## Directions for this task
Your copy of the material below should match it exactly, except that it holds no pictures.
╭─ Available data
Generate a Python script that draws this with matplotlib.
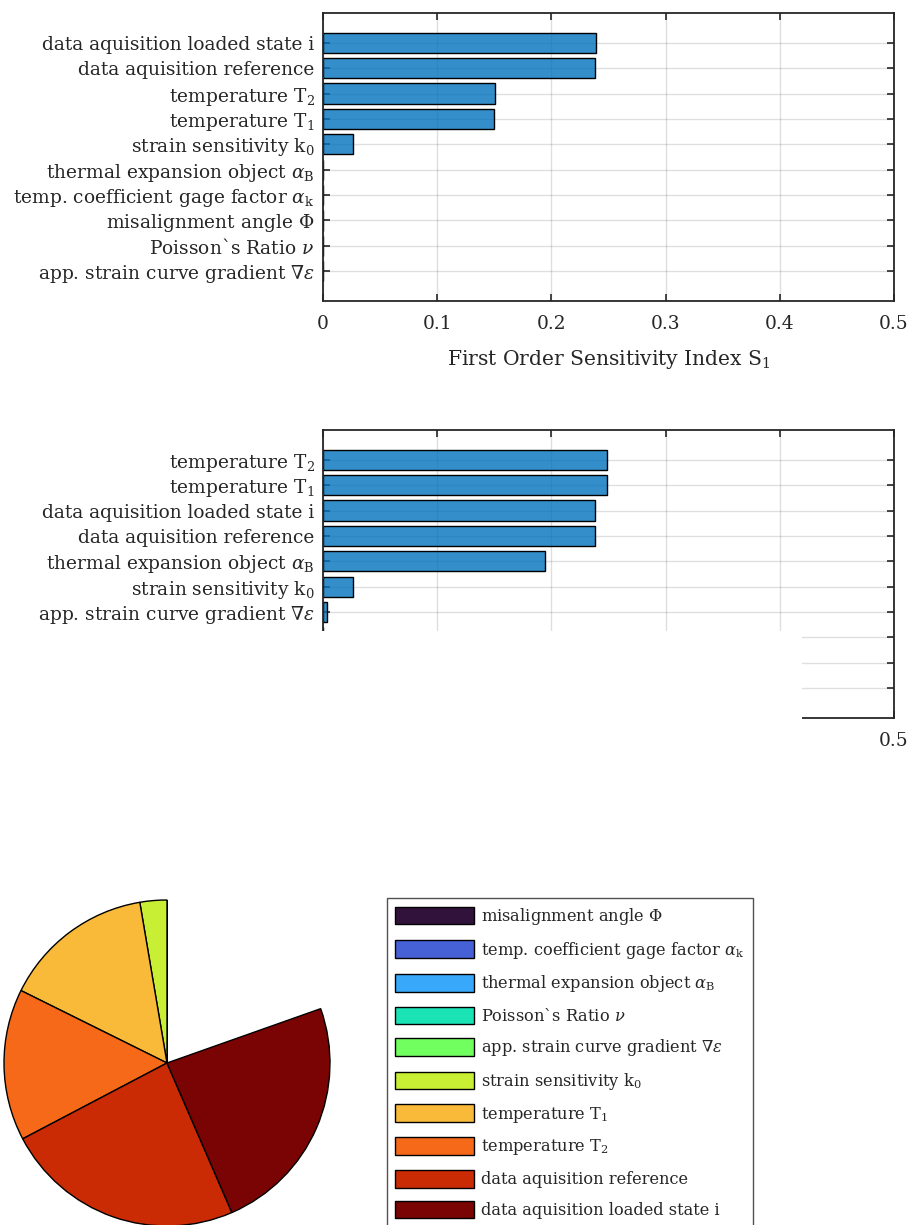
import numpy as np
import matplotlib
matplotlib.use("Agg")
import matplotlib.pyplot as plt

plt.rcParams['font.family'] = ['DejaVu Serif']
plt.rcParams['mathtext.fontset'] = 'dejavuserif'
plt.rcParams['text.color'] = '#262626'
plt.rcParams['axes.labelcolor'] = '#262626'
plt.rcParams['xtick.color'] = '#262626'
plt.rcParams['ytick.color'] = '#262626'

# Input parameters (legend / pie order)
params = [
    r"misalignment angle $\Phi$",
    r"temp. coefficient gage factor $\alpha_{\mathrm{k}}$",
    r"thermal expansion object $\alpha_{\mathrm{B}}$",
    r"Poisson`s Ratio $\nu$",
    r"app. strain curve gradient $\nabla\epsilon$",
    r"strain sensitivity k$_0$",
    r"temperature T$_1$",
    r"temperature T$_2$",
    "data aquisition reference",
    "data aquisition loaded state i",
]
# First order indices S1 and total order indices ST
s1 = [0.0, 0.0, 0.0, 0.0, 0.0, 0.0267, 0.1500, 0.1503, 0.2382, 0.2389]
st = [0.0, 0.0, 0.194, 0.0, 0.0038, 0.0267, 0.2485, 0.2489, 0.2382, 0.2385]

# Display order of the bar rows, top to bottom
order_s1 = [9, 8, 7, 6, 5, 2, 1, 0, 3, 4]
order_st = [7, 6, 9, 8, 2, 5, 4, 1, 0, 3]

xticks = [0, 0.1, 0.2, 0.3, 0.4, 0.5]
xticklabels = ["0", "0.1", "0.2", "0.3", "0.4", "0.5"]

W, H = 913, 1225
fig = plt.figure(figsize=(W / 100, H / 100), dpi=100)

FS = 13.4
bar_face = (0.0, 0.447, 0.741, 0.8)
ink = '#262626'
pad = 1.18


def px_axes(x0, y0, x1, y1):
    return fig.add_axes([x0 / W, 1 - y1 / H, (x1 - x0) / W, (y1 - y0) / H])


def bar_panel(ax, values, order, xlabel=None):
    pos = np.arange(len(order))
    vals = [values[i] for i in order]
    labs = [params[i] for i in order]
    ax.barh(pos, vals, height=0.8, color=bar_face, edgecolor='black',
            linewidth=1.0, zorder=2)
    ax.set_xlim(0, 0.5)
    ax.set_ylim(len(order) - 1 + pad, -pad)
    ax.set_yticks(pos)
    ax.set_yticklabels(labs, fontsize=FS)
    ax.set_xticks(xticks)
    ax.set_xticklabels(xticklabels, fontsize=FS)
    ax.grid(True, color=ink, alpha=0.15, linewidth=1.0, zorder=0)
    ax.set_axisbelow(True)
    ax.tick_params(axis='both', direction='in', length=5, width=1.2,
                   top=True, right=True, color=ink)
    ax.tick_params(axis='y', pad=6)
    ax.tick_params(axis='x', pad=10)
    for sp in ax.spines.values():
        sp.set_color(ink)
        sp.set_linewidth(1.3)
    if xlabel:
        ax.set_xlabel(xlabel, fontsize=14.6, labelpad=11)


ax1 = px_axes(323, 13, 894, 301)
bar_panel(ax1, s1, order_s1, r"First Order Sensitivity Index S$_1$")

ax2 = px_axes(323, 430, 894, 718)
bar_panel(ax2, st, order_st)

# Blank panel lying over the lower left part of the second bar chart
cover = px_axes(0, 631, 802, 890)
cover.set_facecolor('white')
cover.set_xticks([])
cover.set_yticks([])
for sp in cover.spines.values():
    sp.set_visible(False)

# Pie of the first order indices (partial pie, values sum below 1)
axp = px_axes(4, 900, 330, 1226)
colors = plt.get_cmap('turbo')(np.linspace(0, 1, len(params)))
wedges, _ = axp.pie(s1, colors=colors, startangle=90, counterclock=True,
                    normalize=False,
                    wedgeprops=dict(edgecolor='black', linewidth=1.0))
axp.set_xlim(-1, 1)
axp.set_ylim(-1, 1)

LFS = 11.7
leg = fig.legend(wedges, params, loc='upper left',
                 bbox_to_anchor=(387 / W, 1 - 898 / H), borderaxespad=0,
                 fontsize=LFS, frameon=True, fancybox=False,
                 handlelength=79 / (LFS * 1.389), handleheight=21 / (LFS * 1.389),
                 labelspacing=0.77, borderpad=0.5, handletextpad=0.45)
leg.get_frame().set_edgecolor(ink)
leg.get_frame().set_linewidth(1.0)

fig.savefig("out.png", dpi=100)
╰─
## Task output
Generate a Python script that draws this with matplotlib.
import numpy as np
import matplotlib
matplotlib.use("Agg")
import matplotlib.pyplot as plt

plt.rcParams['font.family'] = ['DejaVu Serif']
plt.rcParams['mathtext.fontset'] = 'dejavuserif'
plt.rcParams['text.color'] = '#262626'
plt.rcParams['axes.labelcolor'] = '#262626'
plt.rcParams['xtick.color'] = '#262626'
plt.rcParams['ytick.color'] = '#262626'

# Input parameters (legend / pie order)
params = [
    r"misalignment angle $\Phi$",
    r"temp. coefficient gage factor $\alpha_{\mathrm{k}}$",
    r"thermal expansion object $\alpha_{\mathrm{B}}$",
    r"Poisson`s Ratio $\nu$",
    r"app. strain curve gradient $\nabla\epsilon$",
    r"strain sensitivity k$_0$",
    r"temperature T$_1$",
    r"temperature T$_2$",
    "data aquisition reference",
    "data aquisition loaded state i",
]
# First order indices S1 and total order indices ST
s1 = [0.0, 0.0, 0.0, 0.0, 0.0, 0.0267, 0.1500, 0.1503, 0.2382, 0.2389]
st = [0.0, 0.0, 0.194, 0.0, 0.0038, 0.0267, 0.2485, 0.2489, 0.2382, 0.2385]

# Display order of the bar rows, top to bottom
order_s1 = [9, 8, 7, 6, 5, 2, 1, 0, 3, 4]
order_st = [7, 6, 9, 8, 2, 5, 4, 1, 0, 3]

xticks = [0, 0.1, 0.2, 0.3, 0.4, 0.5]
xticklabels = ["0", "0.1", "0.2", "0.3", "0.4", "0.5"]

W, H = 913, 1225
fig = plt.figure(figsize=(W / 100, H / 100), dpi=100)

FS = 13.4
bar_face = (0.0, 0.447, 0.741, 0.8)
ink = '#262626'
pad = 1.18


def px_axes(x0, y0, x1, y1):
    return fig.add_axes([x0 / W, 1 - y1 / H, (x1 - x0) / W, (y1 - y0) / H])


def bar_panel(ax, values, order, xlabel=None):
    pos = np.arange(len(order))
    vals = [values[i] for i in order]
    labs = [params[i] for i in order]
    ax.barh(pos, vals, height=0.8, color=bar_face, edgecolor='black',
            linewidth=1.0, zorder=2)
    ax.set_xlim(0, 0.5)
    ax.set_ylim(len(order) - 1 + pad, -pad)
    ax.set_yticks(pos)
    ax.set_yticklabels(labs, fontsize=FS)
    ax.set_xticks(xticks)
    ax.set_xticklabels(xticklabels, fontsize=FS)
    ax.grid(True, color=ink, alpha=0.15, linewidth=1.0, zorder=0)
    ax.set_axisbelow(True)
    ax.tick_params(axis='both', direction='in', length=5, width=1.2,
                   top=True, right=True, color=ink)
    ax.tick_params(axis='y', pad=6)
    ax.tick_params(axis='x', pad=10)
    for sp in ax.spines.values():
        sp.set_color(ink)
        sp.set_linewidth(1.3)
    if xlabel:
        ax.set_xlabel(xlabel, fontsize=14.6, labelpad=11)


ax1 = px_axes(323, 13, 894, 301)
bar_panel(ax1, s1, order_s1, r"First Order Sensitivity Index S$_1$")

ax2 = px_axes(323, 430, 894, 718)
bar_panel(ax2, st, order_st)

# Blank panel lying over the lower left part of the second bar chart
cover = px_axes(0, 631, 802, 890)
cover.set_facecolor('white')
cover.set_xticks([])
cover.set_yticks([])
for sp in cover.spines.values():
    sp.set_visible(False)

# Pie of the first order indices (partial pie, values sum below 1)
axp = px_axes(4, 900, 330, 1226)
colors = plt.get_cmap('turbo')(np.linspace(0, 1, len(params)))
wedges, _ = axp.pie(s1, colors=colors, startangle=90, counterclock=True,
                    normalize=False,
                    wedgeprops=dict(edgecolor='black', linewidth=1.0))
axp.set_xlim(-1, 1)
axp.set_ylim(-1, 1)

LFS = 11.7
leg = fig.legend(wedges, params, loc='upper left',
                 bbox_to_anchor=(387 / W, 1 - 898 / H), borderaxespad=0,
                 fontsize=LFS, frameon=True, fancybox=False,
                 handlelength=79 / (LFS * 1.389), handleheight=21 / (LFS * 1.389),
                 labelspacing=0.77, borderpad=0.5, handletextpad=0.45)
leg.get_frame().set_edgecolor(ink)
leg.get_frame().set_linewidth(1.0)

fig.savefig("out.png", dpi=100)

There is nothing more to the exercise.